Optimally Designed Digitally-Doped Mn:GaAs

TL;DR

This study employs ab initio calculations to analyze exchange interactions in digitally doped Mn:GaAs, aiming to optimize the Curie temperature through crystallographic and doping strategies, potentially achieving room-temperature ferromagnetism.

Contribution

It introduces a method to optimize Tc in Mn:GaAs by analyzing and exploiting crystallographic dependence of exchange interactions via digital doping and hole doping strategies.

Findings

Antiferromagnetic interactions can be minimized through specific delta-doping orientations.

Hole doping with Be significantly increases predicted Tc.

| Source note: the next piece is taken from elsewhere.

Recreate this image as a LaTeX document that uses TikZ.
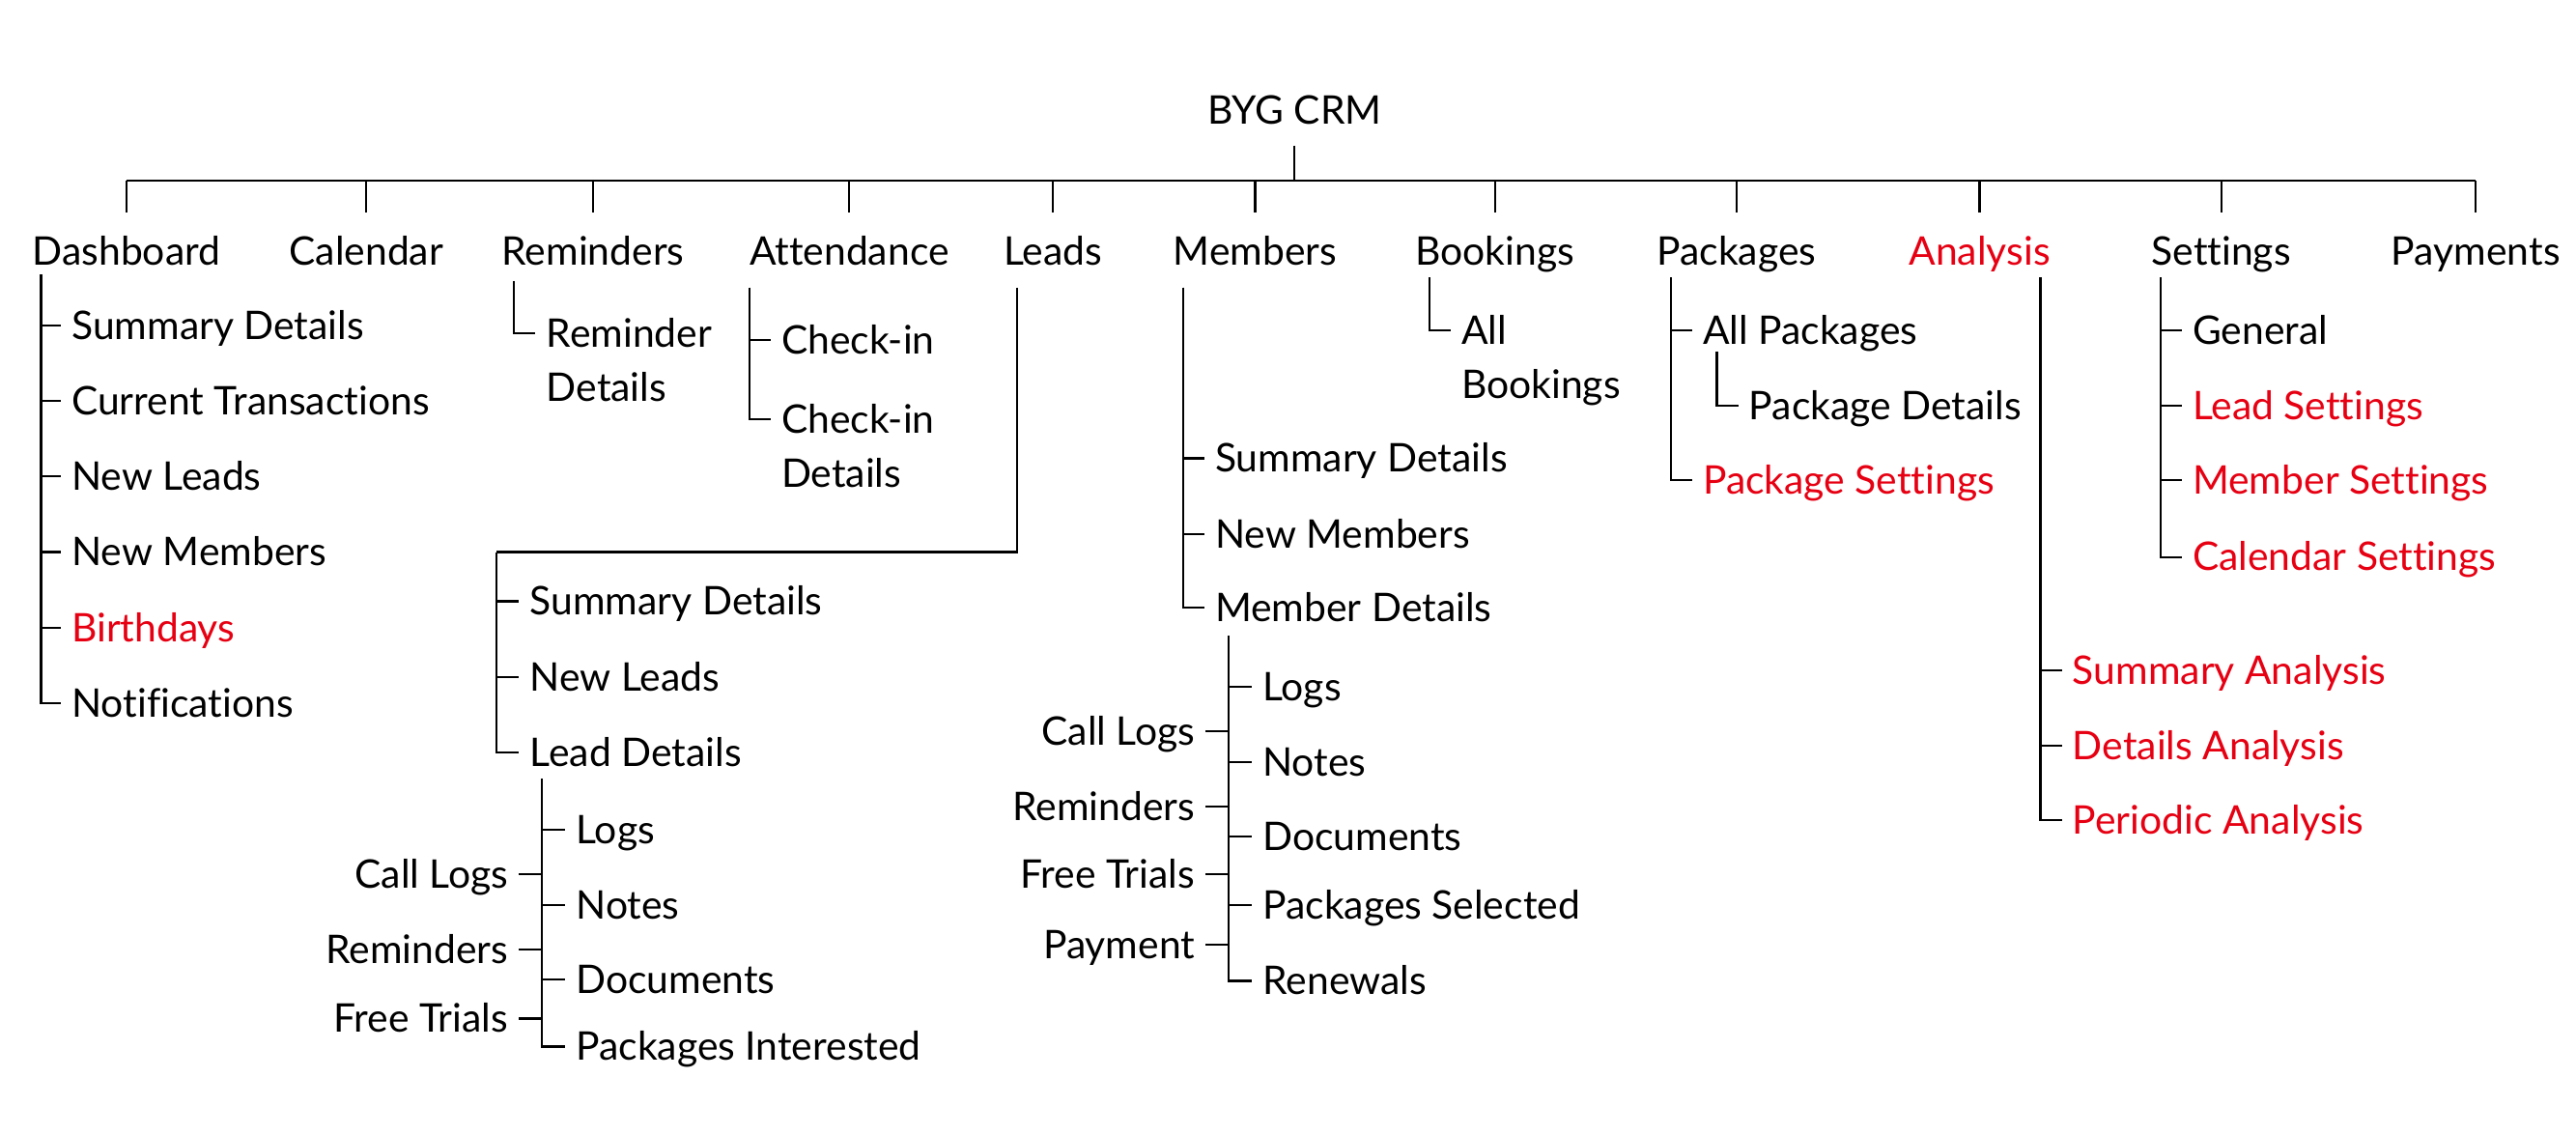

Optimized doping strategies could enable room-temperature ferromagnetism in Mn:GaAs.

Abstract

We use the ab initio local-density approximation (LDA) to study of exchange interactions and Tc of Ga1−xMnxAs grown in digitally doped structures. We analyze the crystallographic dependence of exchange interactions predicted by the LDA in terms of the Mn t2 and e levels, and explain the origin of the antiferromagnetic contribution to the total exchange interactions. We exploit this dependence and consider delta-doping in specific orientations where the antiferromagnetic interactions are minimized, to optimize Tc of the system. By including hole doping with the addition of Be in the GaAs host digitally doped Ga1−xMnxAs is predicted to be significantly above room temperature.